What Chat brings to your conversations
Think of Chat as X's answer to modern messaging apps: you can start one-on-one or group conversations, make voice and video calls, share files, edit or delete messages, and enable disappearing messages. X also says it will add voice memos so users can exchange short audio clips.
- End-to-end encrypted chats and file sharing
- Voice and video calling built into the chat experience
- Edit, delete, or make messages disappear
- Screenshot blocking and notifications for attempts
- No ads or tracking inside Chat, per X
Privacy upgrades — and their limits
Encryption is the headline: unlike an earlier, more limited test, X now says group messages and media can be encrypted. That closes one of the bigger gaps in the platform's earlier rollout. But the company is also explicit about limits — certain metadata, such as recipient information, remains unencrypted.

X warns that Chat doesn’t currently protect against man-in-the-middle attacks. In practice, that means if an attacker, a compromised insider or a compelled disclosure were to undermine an encrypted conversation, the sender and recipient might not be alerted. X says it is developing tools to let users verify the authenticity of encrypted chats.
Screenshot protection and disappearing messages
For users who value ephemeral content, Chat supports disappearing messages and will notify you if someone attempts to take a screenshot. These features mirror options popularized by other messaging apps, but now sit inside X’s social network, making it easier to switch between public posts and private exchanges.
Rollout timeline and platform support
Chat is rolling out now on iOS and the web. Android users are told to expect the feature “soon.” The platform previously paused an encrypted messaging test in May to address unspecified issues, and this broader release suggests those problems have been resolved or mitigated.
How Chat positions X against rivals
By adding end-to-end encryption, video calling and file sharing, X narrows the gap with apps like WhatsApp, Signal and Telegram. Its pitch — no ads, no tracking inside Chat — leans into privacy-conscious messaging while tying the functionality directly to the social network's existing user base.

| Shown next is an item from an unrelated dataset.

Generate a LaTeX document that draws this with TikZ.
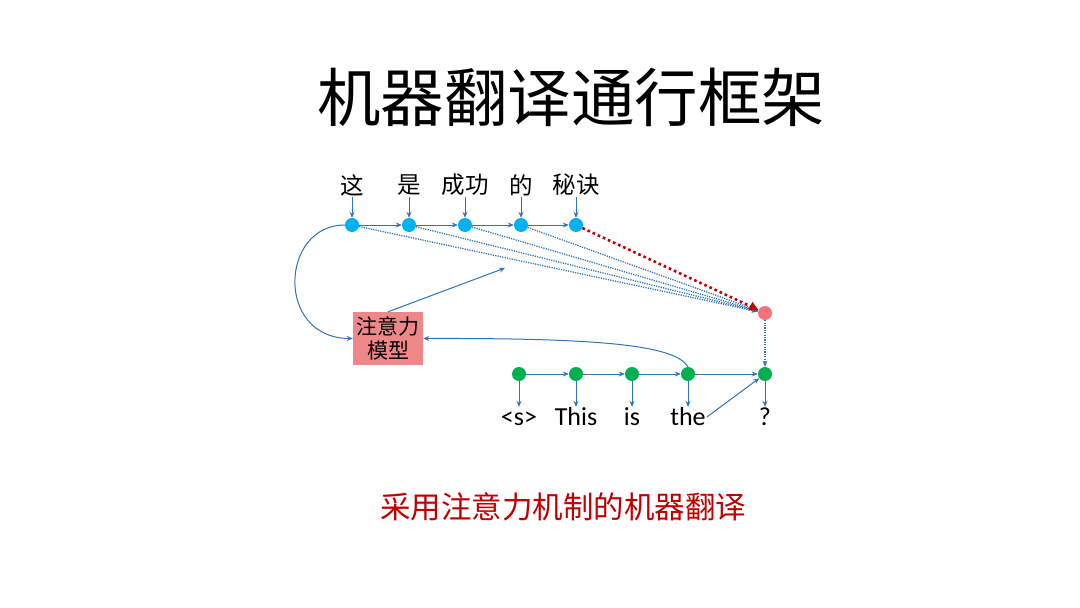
\documentclass[tikz,border=0pt]{standalone}
\usepackage{fontspec}
\newfontfamily\cjk{Noto Sans CJK SC}
\newfontfamily\lat{Carlito}
\usetikzlibrary{arrows.meta}
\definecolor{nodeblue}{HTML}{00B0F0}
\definecolor{lineblue}{HTML}{2E75B6}
\definecolor{nodegreen}{HTML}{00B050}
\definecolor{nodered}{HTML}{F4737A}
\definecolor{boxred}{HTML}{EE8888}
\definecolor{darkred}{HTML}{C00000}
\begin{document}
\begin{tikzpicture}[x=1pt,y=-1pt,
  bnode/.style={circle, fill=nodeblue, minimum size=14pt, inner sep=0pt},
  gnode/.style={circle, fill=nodegreen, minimum size=14pt, inner sep=0pt},
  rnode/.style={circle, fill=nodered, minimum size=14pt, inner sep=0pt},
  zhlab/.style={font=\cjk\fontsize{23.5}{23.5}\selectfont, inner sep=1pt},
  enlab/.style={font=\lat\fontsize{26}{26}\selectfont, inner sep=1pt, text height=17pt, text depth=1pt},
  arr/.style={lineblue, line width=1pt, -{Stealth[length=6pt,width=5pt]}},
  dotarr/.style={lineblue, line width=1.3pt, dash pattern=on 1.2pt off 1.2pt, -{Stealth[length=6pt,width=5pt]}},
]
\useasboundingbox (0,0) rectangle (1080,608);
\fill[white] (0,0) rectangle (1080,608);

\node[font=\cjk\fontsize{63.5}{63.5}\selectfont] (title) at (571,97) {机器翻译通行框架};

% source side
\node[bnode] (b1) at (352,225) {};
\node[bnode] (b2) at (409,225) {};
\node[bnode] (b3) at (465,225) {};
\node[bnode] (b4) at (521,225) {};
\node[bnode] (b5) at (576,225) {};
\node[zhlab] (s1) at (352,185) {这};
\node[zhlab] (s2) at (409,185) {是};
\node[zhlab] (s3) at (465,185) {成功};
\node[zhlab] (s4) at (521,185) {的};
\node[zhlab] (s5) at (576,185) {秘诀};
\foreach \i in {1,...,5} {\draw[arr] (s\i.south) -- (b\i.north);}
\draw[arr] (b1) -- (b2);
\draw[arr] (b2) -- (b3);
\draw[arr] (b3) -- (b4);
\draw[arr] (b4) -- (b5);

% red node
\node[rnode] (r) at (765,313) {};
\foreach \i in {1,...,4} {\draw[dotarr] (b\i) -- (r);}
\draw[darkred, line width=2.6pt, dash pattern=on 2.6pt off 3pt, -{Triangle[length=9pt,width=9pt]}] (b5) -- (r);

% target side
\node[gnode] (g1) at (519,374) {};
\node[gnode] (g2) at (576,374) {};
\node[gnode] (g3) at (632,374) {};
\node[gnode] (g4) at (688,374) {};
\node[gnode] (g5) at (765,374) {};
\node[enlab] (t1) at (519,417) {<s>};
\node[enlab] (t2) at (576,417) {This};
\node[enlab] (t3) at (632,417) {is};
\node[enlab] (t4) at (688,417) {the};
\node[enlab] (t5) at (765,417) {?};
\foreach \i in {1,...,5} {\draw[arr] (g\i.south) -- (t\i.north);}
\draw[arr] (g1) -- (g2);
\draw[arr] (g2) -- (g3);
\draw[arr] (g3) -- (g4);
\draw[arr] (g4) -- (g5);
\draw[dotarr] (r) -- (g5);
\draw[arr] (t4.east) -- (g5);

% attention model
\node[fill=boxred, minimum width=70pt, minimum height=53pt, inner sep=0pt, align=center,
      font=\cjk\fontsize{21}{24}\selectfont] (att) at (388,338.5) {注意力\\模型};
\coordinate (ctx) at (505,268);
\draw[arr] (att.north) -- (ctx);
\draw[arr] (b1.west) .. controls (280,225) and (275,338) .. (att.west);
\draw[arr] (g4.north) .. controls (675,345) and (600,338) .. (att.east);

\node[font=\cjk\fontsize{30.5}{30.5}\selectfont, text=darkred] (sub) at (563,507) {采用注意力机制的机器翻译};
\end{tikzpicture}
\end{document}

Still, savvy users will weigh the practical limits: metadata exposure and the lack of protection against certain attack vectors. If X follows through on verification tools and ongoing security improvements, Chat could become a stronger alternative for users who want private conversations without leaving the X ecosystem.
What to watch next
Expect the company to deliver Android support, voice memos and the promised verification features. Observers will also be watching how X handles legal requests and whether additional transparency or technical safeguards are added to shore up user trust.